To be done. Everything from the line with "Write the Altair code for this chart." through the line with "import pandas as pd", inclusive, should be repeated exactly, except the pictures.

Stored records.
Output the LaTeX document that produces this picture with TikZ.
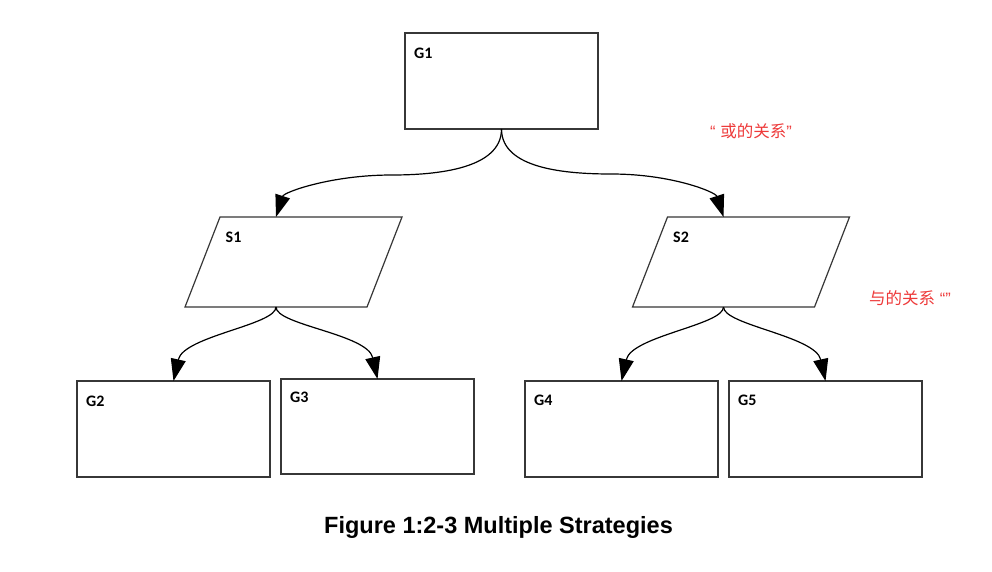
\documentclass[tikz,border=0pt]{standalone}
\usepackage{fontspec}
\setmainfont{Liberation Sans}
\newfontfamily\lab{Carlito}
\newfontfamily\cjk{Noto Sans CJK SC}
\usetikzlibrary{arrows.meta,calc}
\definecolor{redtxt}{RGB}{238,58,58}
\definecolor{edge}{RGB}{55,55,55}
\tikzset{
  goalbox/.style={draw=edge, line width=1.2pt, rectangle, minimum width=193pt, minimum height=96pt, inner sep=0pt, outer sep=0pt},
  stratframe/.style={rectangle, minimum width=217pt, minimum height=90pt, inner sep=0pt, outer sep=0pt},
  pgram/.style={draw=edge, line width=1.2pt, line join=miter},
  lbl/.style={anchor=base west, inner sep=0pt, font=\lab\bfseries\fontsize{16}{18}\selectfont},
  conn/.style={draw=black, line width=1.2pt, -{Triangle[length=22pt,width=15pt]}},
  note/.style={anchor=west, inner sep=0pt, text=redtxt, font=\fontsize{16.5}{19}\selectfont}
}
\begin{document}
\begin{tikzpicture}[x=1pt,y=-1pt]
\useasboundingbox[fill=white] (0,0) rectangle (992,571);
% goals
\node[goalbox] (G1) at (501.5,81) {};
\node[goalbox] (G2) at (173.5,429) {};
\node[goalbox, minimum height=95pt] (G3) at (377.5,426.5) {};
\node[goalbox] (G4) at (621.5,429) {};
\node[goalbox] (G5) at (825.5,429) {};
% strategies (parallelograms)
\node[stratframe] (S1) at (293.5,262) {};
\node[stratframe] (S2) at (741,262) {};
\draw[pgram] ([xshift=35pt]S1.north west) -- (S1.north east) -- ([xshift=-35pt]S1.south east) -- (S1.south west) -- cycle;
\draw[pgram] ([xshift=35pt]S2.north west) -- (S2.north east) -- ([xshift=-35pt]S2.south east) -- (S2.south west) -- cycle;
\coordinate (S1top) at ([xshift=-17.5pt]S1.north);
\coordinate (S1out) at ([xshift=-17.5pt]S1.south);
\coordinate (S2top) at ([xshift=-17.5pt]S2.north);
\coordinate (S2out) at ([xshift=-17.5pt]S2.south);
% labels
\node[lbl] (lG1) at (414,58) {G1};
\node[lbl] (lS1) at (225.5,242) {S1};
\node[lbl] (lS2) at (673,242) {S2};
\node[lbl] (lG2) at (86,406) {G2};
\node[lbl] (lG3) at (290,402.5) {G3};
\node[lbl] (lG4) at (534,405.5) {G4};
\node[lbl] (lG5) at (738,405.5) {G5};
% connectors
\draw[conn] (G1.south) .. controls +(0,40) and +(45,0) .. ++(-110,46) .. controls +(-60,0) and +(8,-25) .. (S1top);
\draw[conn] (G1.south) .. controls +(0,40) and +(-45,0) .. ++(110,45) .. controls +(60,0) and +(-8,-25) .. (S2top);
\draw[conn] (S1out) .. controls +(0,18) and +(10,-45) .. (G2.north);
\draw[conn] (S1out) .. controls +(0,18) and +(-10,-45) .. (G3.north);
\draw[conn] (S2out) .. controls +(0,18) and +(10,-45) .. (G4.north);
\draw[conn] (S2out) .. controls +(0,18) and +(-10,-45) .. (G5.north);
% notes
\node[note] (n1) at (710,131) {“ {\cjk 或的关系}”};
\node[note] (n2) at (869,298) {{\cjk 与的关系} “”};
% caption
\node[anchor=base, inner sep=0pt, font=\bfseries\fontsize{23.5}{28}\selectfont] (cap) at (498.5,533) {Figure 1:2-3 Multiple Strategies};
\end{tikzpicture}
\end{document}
==
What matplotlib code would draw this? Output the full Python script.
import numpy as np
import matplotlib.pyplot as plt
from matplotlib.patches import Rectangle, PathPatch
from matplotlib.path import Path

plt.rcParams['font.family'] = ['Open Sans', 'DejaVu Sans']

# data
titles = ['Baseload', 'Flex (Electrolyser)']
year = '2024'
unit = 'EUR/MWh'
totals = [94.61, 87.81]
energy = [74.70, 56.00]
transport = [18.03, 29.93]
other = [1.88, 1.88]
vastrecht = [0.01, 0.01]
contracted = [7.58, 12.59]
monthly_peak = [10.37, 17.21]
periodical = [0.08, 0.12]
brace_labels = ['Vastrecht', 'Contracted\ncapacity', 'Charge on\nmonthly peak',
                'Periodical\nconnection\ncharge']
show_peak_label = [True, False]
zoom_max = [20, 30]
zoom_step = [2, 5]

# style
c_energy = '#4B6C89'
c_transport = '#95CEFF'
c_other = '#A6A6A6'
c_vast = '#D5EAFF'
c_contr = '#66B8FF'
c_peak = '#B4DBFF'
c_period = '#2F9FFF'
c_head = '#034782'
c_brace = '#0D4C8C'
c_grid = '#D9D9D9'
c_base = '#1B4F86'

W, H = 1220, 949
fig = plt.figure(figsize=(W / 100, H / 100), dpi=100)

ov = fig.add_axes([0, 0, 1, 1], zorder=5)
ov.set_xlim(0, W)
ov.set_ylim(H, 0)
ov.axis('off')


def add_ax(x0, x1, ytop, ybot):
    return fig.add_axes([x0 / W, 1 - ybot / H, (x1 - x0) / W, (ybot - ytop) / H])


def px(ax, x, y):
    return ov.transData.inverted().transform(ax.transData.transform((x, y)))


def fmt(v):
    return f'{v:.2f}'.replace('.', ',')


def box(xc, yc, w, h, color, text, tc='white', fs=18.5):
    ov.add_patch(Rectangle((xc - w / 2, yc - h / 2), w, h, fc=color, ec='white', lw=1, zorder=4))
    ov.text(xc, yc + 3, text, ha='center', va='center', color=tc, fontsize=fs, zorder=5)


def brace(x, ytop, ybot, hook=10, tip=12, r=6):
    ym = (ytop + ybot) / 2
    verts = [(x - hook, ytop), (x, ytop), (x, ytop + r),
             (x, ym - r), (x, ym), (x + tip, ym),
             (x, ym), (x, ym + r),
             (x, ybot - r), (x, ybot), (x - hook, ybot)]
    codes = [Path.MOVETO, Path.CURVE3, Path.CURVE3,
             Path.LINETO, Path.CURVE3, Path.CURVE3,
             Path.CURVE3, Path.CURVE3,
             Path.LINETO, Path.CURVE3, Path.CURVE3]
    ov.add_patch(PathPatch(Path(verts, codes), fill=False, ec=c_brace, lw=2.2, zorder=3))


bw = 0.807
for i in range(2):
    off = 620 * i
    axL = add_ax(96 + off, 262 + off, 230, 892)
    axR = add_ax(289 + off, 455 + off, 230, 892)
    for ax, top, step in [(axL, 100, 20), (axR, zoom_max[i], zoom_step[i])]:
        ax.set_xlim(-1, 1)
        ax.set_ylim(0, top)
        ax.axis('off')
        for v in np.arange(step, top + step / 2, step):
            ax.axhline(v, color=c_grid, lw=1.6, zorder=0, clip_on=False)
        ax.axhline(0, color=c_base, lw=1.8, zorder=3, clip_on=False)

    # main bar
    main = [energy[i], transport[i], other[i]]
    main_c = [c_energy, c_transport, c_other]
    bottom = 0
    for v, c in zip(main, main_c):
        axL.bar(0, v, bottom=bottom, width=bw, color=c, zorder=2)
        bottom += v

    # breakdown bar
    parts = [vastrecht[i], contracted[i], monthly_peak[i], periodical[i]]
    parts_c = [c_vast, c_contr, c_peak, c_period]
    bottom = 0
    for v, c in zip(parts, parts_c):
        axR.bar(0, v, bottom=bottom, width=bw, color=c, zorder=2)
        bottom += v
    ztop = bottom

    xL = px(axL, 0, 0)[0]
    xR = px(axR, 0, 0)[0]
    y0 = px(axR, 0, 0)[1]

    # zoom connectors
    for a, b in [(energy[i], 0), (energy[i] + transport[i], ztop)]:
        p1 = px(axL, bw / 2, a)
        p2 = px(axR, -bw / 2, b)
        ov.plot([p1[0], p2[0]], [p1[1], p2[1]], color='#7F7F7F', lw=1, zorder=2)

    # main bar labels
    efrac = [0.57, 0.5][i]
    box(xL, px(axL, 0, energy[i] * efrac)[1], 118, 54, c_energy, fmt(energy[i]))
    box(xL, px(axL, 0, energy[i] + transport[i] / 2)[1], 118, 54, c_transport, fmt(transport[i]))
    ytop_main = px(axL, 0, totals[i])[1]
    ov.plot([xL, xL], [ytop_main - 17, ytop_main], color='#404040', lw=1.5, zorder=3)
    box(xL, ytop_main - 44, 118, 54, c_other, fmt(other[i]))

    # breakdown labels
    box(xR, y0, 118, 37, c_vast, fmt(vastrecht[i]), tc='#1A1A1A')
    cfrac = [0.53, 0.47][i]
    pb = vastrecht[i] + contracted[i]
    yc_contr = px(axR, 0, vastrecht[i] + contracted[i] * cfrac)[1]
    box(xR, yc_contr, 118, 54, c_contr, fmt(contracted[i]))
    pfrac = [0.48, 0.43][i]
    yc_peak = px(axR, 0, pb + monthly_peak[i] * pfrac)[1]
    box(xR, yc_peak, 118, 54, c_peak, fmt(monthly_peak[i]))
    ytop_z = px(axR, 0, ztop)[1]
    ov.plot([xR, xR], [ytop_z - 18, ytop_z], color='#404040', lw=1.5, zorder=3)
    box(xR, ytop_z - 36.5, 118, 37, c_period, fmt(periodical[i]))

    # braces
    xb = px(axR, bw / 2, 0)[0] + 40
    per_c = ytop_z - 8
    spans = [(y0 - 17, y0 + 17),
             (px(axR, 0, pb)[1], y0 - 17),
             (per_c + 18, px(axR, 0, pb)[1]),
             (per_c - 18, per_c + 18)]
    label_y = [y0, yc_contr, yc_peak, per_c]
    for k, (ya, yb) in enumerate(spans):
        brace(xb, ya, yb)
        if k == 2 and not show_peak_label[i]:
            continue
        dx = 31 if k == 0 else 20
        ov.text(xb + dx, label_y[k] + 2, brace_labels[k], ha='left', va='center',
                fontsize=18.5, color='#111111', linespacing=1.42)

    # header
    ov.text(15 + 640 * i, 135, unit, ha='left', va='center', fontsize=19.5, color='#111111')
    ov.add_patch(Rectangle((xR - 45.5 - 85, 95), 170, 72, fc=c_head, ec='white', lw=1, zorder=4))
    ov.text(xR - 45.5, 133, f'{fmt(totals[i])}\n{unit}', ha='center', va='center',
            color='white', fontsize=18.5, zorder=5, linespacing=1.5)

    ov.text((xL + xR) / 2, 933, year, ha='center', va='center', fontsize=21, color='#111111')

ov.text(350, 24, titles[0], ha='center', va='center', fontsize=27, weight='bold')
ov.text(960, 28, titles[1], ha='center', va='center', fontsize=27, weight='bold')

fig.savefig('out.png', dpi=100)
...
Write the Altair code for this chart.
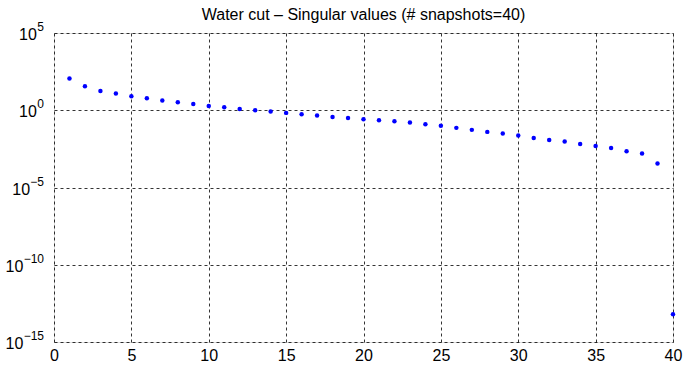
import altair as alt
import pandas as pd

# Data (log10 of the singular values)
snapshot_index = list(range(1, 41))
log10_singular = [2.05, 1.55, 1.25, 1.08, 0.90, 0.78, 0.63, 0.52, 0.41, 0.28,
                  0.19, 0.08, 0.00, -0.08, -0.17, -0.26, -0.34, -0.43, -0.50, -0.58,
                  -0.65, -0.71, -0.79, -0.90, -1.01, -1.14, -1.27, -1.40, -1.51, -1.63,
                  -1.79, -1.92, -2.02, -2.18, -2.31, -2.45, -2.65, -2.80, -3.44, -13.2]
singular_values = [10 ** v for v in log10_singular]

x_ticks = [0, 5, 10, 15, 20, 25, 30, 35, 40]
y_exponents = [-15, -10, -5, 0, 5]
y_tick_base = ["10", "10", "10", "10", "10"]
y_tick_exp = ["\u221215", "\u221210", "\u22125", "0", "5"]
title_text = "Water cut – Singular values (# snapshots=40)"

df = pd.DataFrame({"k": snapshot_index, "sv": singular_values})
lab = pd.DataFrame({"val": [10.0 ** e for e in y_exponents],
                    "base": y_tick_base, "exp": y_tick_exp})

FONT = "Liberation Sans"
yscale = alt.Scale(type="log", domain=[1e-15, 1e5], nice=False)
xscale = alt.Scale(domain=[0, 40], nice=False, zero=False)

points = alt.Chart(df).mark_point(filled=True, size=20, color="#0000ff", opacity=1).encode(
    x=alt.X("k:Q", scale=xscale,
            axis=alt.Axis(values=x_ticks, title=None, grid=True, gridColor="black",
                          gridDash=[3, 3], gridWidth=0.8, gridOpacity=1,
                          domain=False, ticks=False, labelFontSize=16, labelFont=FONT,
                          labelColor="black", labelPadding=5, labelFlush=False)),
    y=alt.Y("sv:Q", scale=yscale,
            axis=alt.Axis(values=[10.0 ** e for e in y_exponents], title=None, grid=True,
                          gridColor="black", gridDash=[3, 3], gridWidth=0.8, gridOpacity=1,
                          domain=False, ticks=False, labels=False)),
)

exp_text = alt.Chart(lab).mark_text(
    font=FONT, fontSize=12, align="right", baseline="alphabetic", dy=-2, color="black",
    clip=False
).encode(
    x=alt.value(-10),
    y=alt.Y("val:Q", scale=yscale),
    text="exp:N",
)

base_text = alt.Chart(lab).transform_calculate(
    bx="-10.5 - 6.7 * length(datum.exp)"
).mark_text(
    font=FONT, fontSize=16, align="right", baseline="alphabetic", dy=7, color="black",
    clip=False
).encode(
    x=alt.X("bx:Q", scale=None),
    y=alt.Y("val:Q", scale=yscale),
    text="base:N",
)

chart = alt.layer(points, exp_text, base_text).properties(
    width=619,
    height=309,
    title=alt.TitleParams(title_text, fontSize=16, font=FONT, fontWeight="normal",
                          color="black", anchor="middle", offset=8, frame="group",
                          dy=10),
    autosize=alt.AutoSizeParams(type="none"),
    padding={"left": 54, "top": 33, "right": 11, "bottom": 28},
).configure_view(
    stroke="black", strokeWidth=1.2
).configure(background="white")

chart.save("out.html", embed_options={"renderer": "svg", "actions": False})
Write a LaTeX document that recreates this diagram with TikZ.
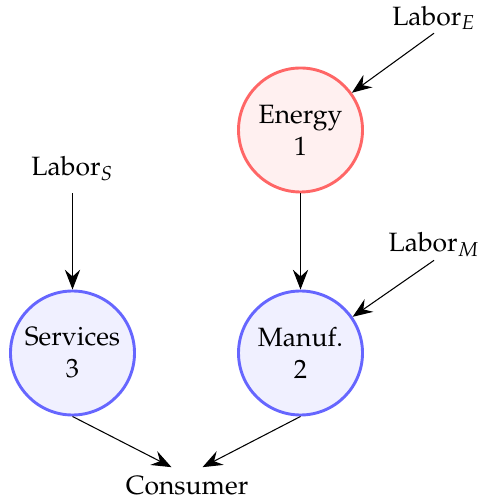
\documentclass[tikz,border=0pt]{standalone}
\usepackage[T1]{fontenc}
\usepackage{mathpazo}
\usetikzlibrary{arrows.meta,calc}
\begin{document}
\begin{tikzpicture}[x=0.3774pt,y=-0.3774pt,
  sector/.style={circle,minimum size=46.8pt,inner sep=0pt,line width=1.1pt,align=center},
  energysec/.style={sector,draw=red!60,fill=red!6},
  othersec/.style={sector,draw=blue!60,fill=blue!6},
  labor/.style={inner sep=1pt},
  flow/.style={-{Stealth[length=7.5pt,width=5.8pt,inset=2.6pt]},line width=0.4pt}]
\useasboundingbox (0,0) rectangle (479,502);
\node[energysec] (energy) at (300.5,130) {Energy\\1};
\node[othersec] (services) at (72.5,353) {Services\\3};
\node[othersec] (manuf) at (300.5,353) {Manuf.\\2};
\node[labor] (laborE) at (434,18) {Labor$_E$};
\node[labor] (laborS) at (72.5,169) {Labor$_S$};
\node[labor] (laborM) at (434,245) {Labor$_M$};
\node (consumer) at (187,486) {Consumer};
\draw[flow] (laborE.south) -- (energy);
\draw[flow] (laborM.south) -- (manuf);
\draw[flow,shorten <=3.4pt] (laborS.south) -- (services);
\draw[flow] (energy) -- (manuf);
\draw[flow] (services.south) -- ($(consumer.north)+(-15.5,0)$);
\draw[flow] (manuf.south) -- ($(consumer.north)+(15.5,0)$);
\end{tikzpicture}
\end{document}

Complete output.
Write the Altair code for this chart.
import altair as alt
import pandas as pd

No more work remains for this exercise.